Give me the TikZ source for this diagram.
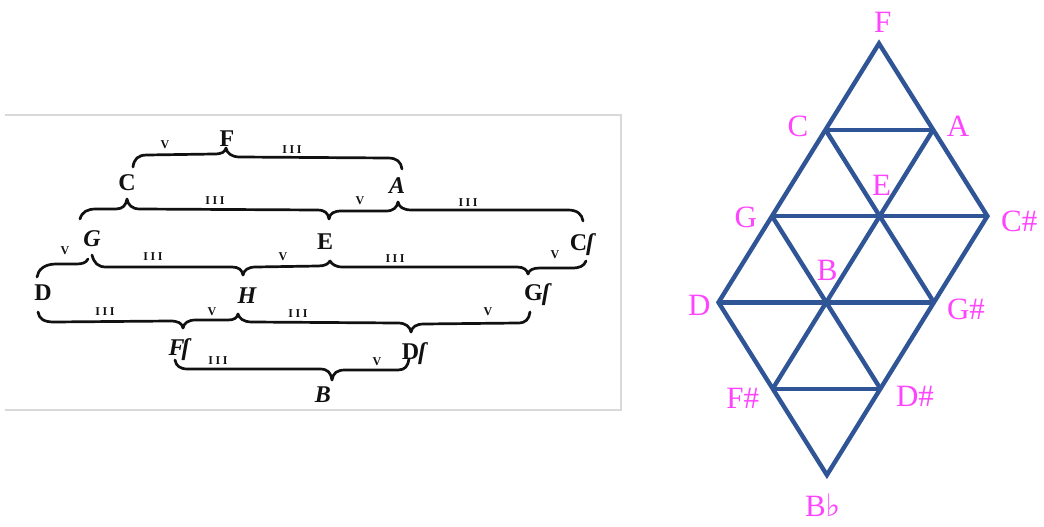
\documentclass[tikz,border=0pt]{standalone}
\usepackage{fontspec}
\setmainfont{Liberation Serif}
\newfontfamily\symfam{DejaVu Serif}
\definecolor{latblue}{HTML}{2F5597}
\definecolor{notemag}{HTML}{FF44FF}
\definecolor{framegray}{HTML}{D9D9D9}
\definecolor{ink}{HTML}{111111}
\begin{document}
\begin{tikzpicture}[x=1pt,y=-1pt,
  eb/.style={draw=ink, line width=2.7pt, line cap=round, line join=round},
  scanletter/.style={inner sep=0pt, text=ink, font=\fontsize{24}{24}\selectfont\bfseries},
  ivl/.style={inner sep=0pt, text=ink, font=\fontsize{12}{12}\selectfont\bfseries},
  latline/.style={draw=latblue, line width=4.4pt, line join=miter},
  notelab/.style={inner sep=0pt, text=notemag, font=\fontsize{31}{31}\selectfont}]
\useasboundingbox (0,0) rectangle (1044,527);
\fill[white] (0,0) rectangle (1044,527);

% ---------- left: Euler's Speculum musicum ----------
\draw[framegray, line width=1.2pt] (5,115) -- (621,115) -- (621,410) -- (5,410);

\node[scanletter] (nF)  at (227,139) {F};
\node[scanletter] (nC)  at (127,183) {C};
\node[scanletter] (nA)  at (397,186) {\itshape A};
\node[scanletter] (nG)  at (92,239)  {\itshape G};
\node[scanletter] (nE)  at (325,242) {E};
\node[scanletter] (nCs) at (582,245) {C\kern-1pt\itshape ſ};
\node[scanletter] (nD)  at (43,293)  {D};
\node[scanletter] (nH)  at (247,296) {\itshape H};
\node[scanletter] (nGs) at (537,295) {G\kern-1pt\itshape ſ};
\node[scanletter] (nFs) at (179,350) {\itshape F\kern-3ptſ};
\node[scanletter] (nDs) at (414,354) {D\kern-1pt\itshape ſ};
\node[scanletter] (nB)  at (323,395) {\itshape B};

% interval labels
\node[ivl] (i1a) at (165,145) {V};
\node[ivl] (i1b) at (292,150) {I\kern2.5ptI\kern2.5ptI};
\node[ivl] (i2a) at (215,201) {I\kern2.5ptI\kern2.5ptI};
\node[ivl] (i2b) at (360,201) {V};
\node[ivl] (i2c) at (468,203) {I\kern2.5ptI\kern2.5ptI};
\node[ivl] (i3a) at (65,251)  {V};
\node[ivl] (i3b) at (153,257) {I\kern2.5ptI\kern2.5ptI};
\node[ivl] (i3c) at (283,257) {V};
\node[ivl] (i3d) at (395,259) {I\kern2.5ptI\kern2.5ptI};
\node[ivl] (i3e) at (555,255) {V};
\node[ivl] (i5a) at (105,312) {I\kern2.5ptI\kern2.5ptI};
\node[ivl] (i5b) at (212,312) {V};
\node[ivl] (i5c) at (298,314) {I\kern2.5ptI\kern2.5ptI};
\node[ivl] (i5d) at (488,312) {V};
\node[ivl] (i6a) at (218,361) {I\kern2.5ptI\kern2.5ptI};
\node[ivl] (i6b) at (377,362) {V};

% braces
\draw[eb] (133,167) .. controls (134,159) and (138,155) .. (147,155) -- (214,154)
  .. controls (222,154) and (225,152) .. (226,148)
  .. controls (227,153) and (231,157) .. (240,157) -- (388,158)
  .. controls (397,158) and (401,162) .. (402,169);

\draw[eb] (80,219) .. controls (82,212) and (87,209) .. (96,209) -- (116,209)
  .. controls (123,209) and (126,205) .. (127,199)
  .. controls (128,205) and (132,209) .. (140,209) -- (317,210)
  .. controls (325,210) and (328,213) .. (329,219)
  .. controls (330,213) and (334,211) .. (342,211) -- (386,211)
  .. controls (394,211) and (397,207) .. (398,202)
  .. controls (399,207) and (403,210) .. (412,210) -- (568,210)
  .. controls (577,210) and (582,214) .. (583,221);

\draw[eb] (92,255) .. controls (94,263) and (98,267) .. (106,267) -- (232,267)
  .. controls (239,267) and (242,270) .. (243,275)
  .. controls (244,270) and (248,267) .. (256,267) -- (318,266)
  .. controls (325,266) and (328,264) .. (330,261)
  .. controls (332,264) and (335,267) .. (343,267) -- (517,267)
  .. controls (524,267) and (527,270) .. (528,274)
  .. controls (529,270) and (533,268) .. (540,268) -- (572,268)
  .. controls (580,268) and (584,266) .. (586,261);

\draw[eb] (88,259) .. controls (86,263) and (82,264) .. (76,264) -- (56,264)
  .. controls (44,264) and (38,270) .. (37,277);

\draw[eb] (38,312) .. controls (39,319) and (44,322) .. (54,322) -- (170,321)
  .. controls (178,321) and (182,323) .. (183,328)
  .. controls (184,323) and (188,320) .. (196,320) -- (228,320)
  .. controls (234,320) and (237,318) .. (238,314)
  .. controls (239,318) and (243,322) .. (252,322) -- (398,323)
  .. controls (406,323) and (410,327) .. (411,332)
  .. controls (412,327) and (416,324) .. (424,324) -- (518,323)
  .. controls (526,323) and (529,319) .. (530,312);

\draw[eb] (175,360) .. controls (176,366) and (180,369) .. (188,369) -- (320,369)
  .. controls (328,369) and (331,373) .. (332,380)
  .. controls (333,373) and (337,370) .. (345,370) -- (398,370)
  .. controls (405,370) and (408,366) .. (409,359);

% ---------- right: triangular lattice ----------
\coordinate (vF)  at (879,43.5);
\coordinate (vC)  at (825.5,129.8);
\coordinate (vA)  at (933.2,129.8);
\coordinate (vG)  at (772,216.1);
\coordinate (vE)  at (879.7,216.1);
\coordinate (vCs) at (987.4,216.1);
\coordinate (vD)  at (718.5,302.4);
\coordinate (vB)  at (826.2,302.4);
\coordinate (vGs) at (933.9,302.4);
\coordinate (vFs) at (772.7,388.7);
\coordinate (vDs) at (880.4,388.7);
\coordinate (vBb) at (826.9,475);

\draw[latline] (vF) -- (vA) -- (vCs) -- (vGs) -- (vDs) -- (vBb) -- (vFs) -- (vD) -- (vG) -- (vC) -- cycle;
\draw[latline] (vC) -- (vA);
\draw[latline] (vG) -- (vE) -- (vCs);
\draw[latline] (vD) -- (vB) -- (vGs);
\draw[latline] (vFs) -- (vDs);
\draw[latline] (vC) -- (vE) -- (vGs);
\draw[latline] (vG) -- (vB) -- (vDs);
\draw[latline] (vA) -- (vE) -- (vB) -- (vFs);

\node[notelab] (lF)  at (882.7,22)   {F};
\node[notelab] (lC)  at (798,126)    {C};
\node[notelab] (lA)  at (958,126)    {A};
\node[notelab] (lE)  at (881.7,185)  {E};
\node[notelab] (lG)  at (745.7,217.5){G};
\node[notelab] (lCs) at (1019.3,221.7){C\#};
\node[notelab] (lB)  at (827.3,270)  {B};
\node[notelab] (lD)  at (699.3,305)  {D};
\node[notelab] (lGs) at (966,309.3)  {G\#};
\node[notelab] (lFs) at (742.7,398.3){F\#};
\node[notelab] (lDs) at (915,396.7)  {D\#};
\node[notelab] (lBb) at (822.7,505)  {B{\symfam ♭}};
\end{tikzpicture}
\end{document}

▶ [Goal]:
Repeat the data exactly, without the pictures.

▶ [Exercise output]:
Give me the TikZ source for this diagram.
\documentclass[tikz,border=0pt]{standalone}
\usepackage{fontspec}
\setmainfont{Liberation Serif}
\newfontfamily\symfam{DejaVu Serif}
\definecolor{latblue}{HTML}{2F5597}
\definecolor{notemag}{HTML}{FF44FF}
\definecolor{framegray}{HTML}{D9D9D9}
\definecolor{ink}{HTML}{111111}
\begin{document}
\begin{tikzpicture}[x=1pt,y=-1pt,
  eb/.style={draw=ink, line width=2.7pt, line cap=round, line join=round},
  scanletter/.style={inner sep=0pt, text=ink, font=\fontsize{24}{24}\selectfont\bfseries},
  ivl/.style={inner sep=0pt, text=ink, font=\fontsize{12}{12}\selectfont\bfseries},
  latline/.style={draw=latblue, line width=4.4pt, line join=miter},
  notelab/.style={inner sep=0pt, text=notemag, font=\fontsize{31}{31}\selectfont}]
\useasboundingbox (0,0) rectangle (1044,527);
\fill[white] (0,0) rectangle (1044,527);

% ---------- left: Euler's Speculum musicum ----------
\draw[framegray, line width=1.2pt] (5,115) -- (621,115) -- (621,410) -- (5,410);

\node[scanletter] (nF)  at (227,139) {F};
\node[scanletter] (nC)  at (127,183) {C};
\node[scanletter] (nA)  at (397,186) {\itshape A};
\node[scanletter] (nG)  at (92,239)  {\itshape G};
\node[scanletter] (nE)  at (325,242) {E};
\node[scanletter] (nCs) at (582,245) {C\kern-1pt\itshape ſ};
\node[scanletter] (nD)  at (43,293)  {D};
\node[scanletter] (nH)  at (247,296) {\itshape H};
\node[scanletter] (nGs) at (537,295) {G\kern-1pt\itshape ſ};
\node[scanletter] (nFs) at (179,350) {\itshape F\kern-3ptſ};
\node[scanletter] (nDs) at (414,354) {D\kern-1pt\itshape ſ};
\node[scanletter] (nB)  at (323,395) {\itshape B};

% interval labels
\node[ivl] (i1a) at (165,145) {V};
\node[ivl] (i1b) at (292,150) {I\kern2.5ptI\kern2.5ptI};
\node[ivl] (i2a) at (215,201) {I\kern2.5ptI\kern2.5ptI};
\node[ivl] (i2b) at (360,201) {V};
\node[ivl] (i2c) at (468,203) {I\kern2.5ptI\kern2.5ptI};
\node[ivl] (i3a) at (65,251)  {V};
\node[ivl] (i3b) at (153,257) {I\kern2.5ptI\kern2.5ptI};
\node[ivl] (i3c) at (283,257) {V};
\node[ivl] (i3d) at (395,259) {I\kern2.5ptI\kern2.5ptI};
\node[ivl] (i3e) at (555,255) {V};
\node[ivl] (i5a) at (105,312) {I\kern2.5ptI\kern2.5ptI};
\node[ivl] (i5b) at (212,312) {V};
\node[ivl] (i5c) at (298,314) {I\kern2.5ptI\kern2.5ptI};
\node[ivl] (i5d) at (488,312) {V};
\node[ivl] (i6a) at (218,361) {I\kern2.5ptI\kern2.5ptI};
\node[ivl] (i6b) at (377,362) {V};

% braces
\draw[eb] (133,167) .. controls (134,159) and (138,155) .. (147,155) -- (214,154)
  .. controls (222,154) and (225,152) .. (226,148)
  .. controls (227,153) and (231,157) .. (240,157) -- (388,158)
  .. controls (397,158) and (401,162) .. (402,169);

\draw[eb] (80,219) .. controls (82,212) and (87,209) .. (96,209) -- (116,209)
  .. controls (123,209) and (126,205) .. (127,199)
  .. controls (128,205) and (132,209) .. (140,209) -- (317,210)
  .. controls (325,210) and (328,213) .. (329,219)
  .. controls (330,213) and (334,211) .. (342,211) -- (386,211)
  .. controls (394,211) and (397,207) .. (398,202)
  .. controls (399,207) and (403,210) .. (412,210) -- (568,210)
  .. controls (577,210) and (582,214) .. (583,221);

\draw[eb] (92,255) .. controls (94,263) and (98,267) .. (106,267) -- (232,267)
  .. controls (239,267) and (242,270) .. (243,275)
  .. controls (244,270) and (248,267) .. (256,267) -- (318,266)
  .. controls (325,266) and (328,264) .. (330,261)
  .. controls (332,264) and (335,267) .. (343,267) -- (517,267)
  .. controls (524,267) and (527,270) .. (528,274)
  .. controls (529,270) and (533,268) .. (540,268) -- (572,268)
  .. controls (580,268) and (584,266) .. (586,261);

\draw[eb] (88,259) .. controls (86,263) and (82,264) .. (76,264) -- (56,264)
  .. controls (44,264) and (38,270) .. (37,277);

\draw[eb] (38,312) .. controls (39,319) and (44,322) .. (54,322) -- (170,321)
  .. controls (178,321) and (182,323) .. (183,328)
  .. controls (184,323) and (188,320) .. (196,320) -- (228,320)
  .. controls (234,320) and (237,318) .. (238,314)
  .. controls (239,318) and (243,322) .. (252,322) -- (398,323)
  .. controls (406,323) and (410,327) .. (411,332)
  .. controls (412,327) and (416,324) .. (424,324) -- (518,323)
  .. controls (526,323) and (529,319) .. (530,312);

\draw[eb] (175,360) .. controls (176,366) and (180,369) .. (188,369) -- (320,369)
  .. controls (328,369) and (331,373) .. (332,380)
  .. controls (333,373) and (337,370) .. (345,370) -- (398,370)
  .. controls (405,370) and (408,366) .. (409,359);

% ---------- right: triangular lattice ----------
\coordinate (vF)  at (879,43.5);
\coordinate (vC)  at (825.5,129.8);
\coordinate (vA)  at (933.2,129.8);
\coordinate (vG)  at (772,216.1);
\coordinate (vE)  at (879.7,216.1);
\coordinate (vCs) at (987.4,216.1);
\coordinate (vD)  at (718.5,302.4);
\coordinate (vB)  at (826.2,302.4);
\coordinate (vGs) at (933.9,302.4);
\coordinate (vFs) at (772.7,388.7);
\coordinate (vDs) at (880.4,388.7);
\coordinate (vBb) at (826.9,475);

\draw[latline] (vF) -- (vA) -- (vCs) -- (vGs) -- (vDs) -- (vBb) -- (vFs) -- (vD) -- (vG) -- (vC) -- cycle;
\draw[latline] (vC) -- (vA);
\draw[latline] (vG) -- (vE) -- (vCs);
\draw[latline] (vD) -- (vB) -- (vGs);
\draw[latline] (vFs) -- (vDs);
\draw[latline] (vC) -- (vE) -- (vGs);
\draw[latline] (vG) -- (vB) -- (vDs);
\draw[latline] (vA) -- (vE) -- (vB) -- (vFs);

\node[notelab] (lF)  at (882.7,22)   {F};
\node[notelab] (lC)  at (798,126)    {C};
\node[notelab] (lA)  at (958,126)    {A};
\node[notelab] (lE)  at (881.7,185)  {E};
\node[notelab] (lG)  at (745.7,217.5){G};
\node[notelab] (lCs) at (1019.3,221.7){C\#};
\node[notelab] (lB)  at (827.3,270)  {B};
\node[notelab] (lD)  at (699.3,305)  {D};
\node[notelab] (lGs) at (966,309.3)  {G\#};
\node[notelab] (lFs) at (742.7,398.3){F\#};
\node[notelab] (lDs) at (915,396.7)  {D\#};
\node[notelab] (lBb) at (822.7,505)  {B{\symfam ♭}};
\end{tikzpicture}
\end{document}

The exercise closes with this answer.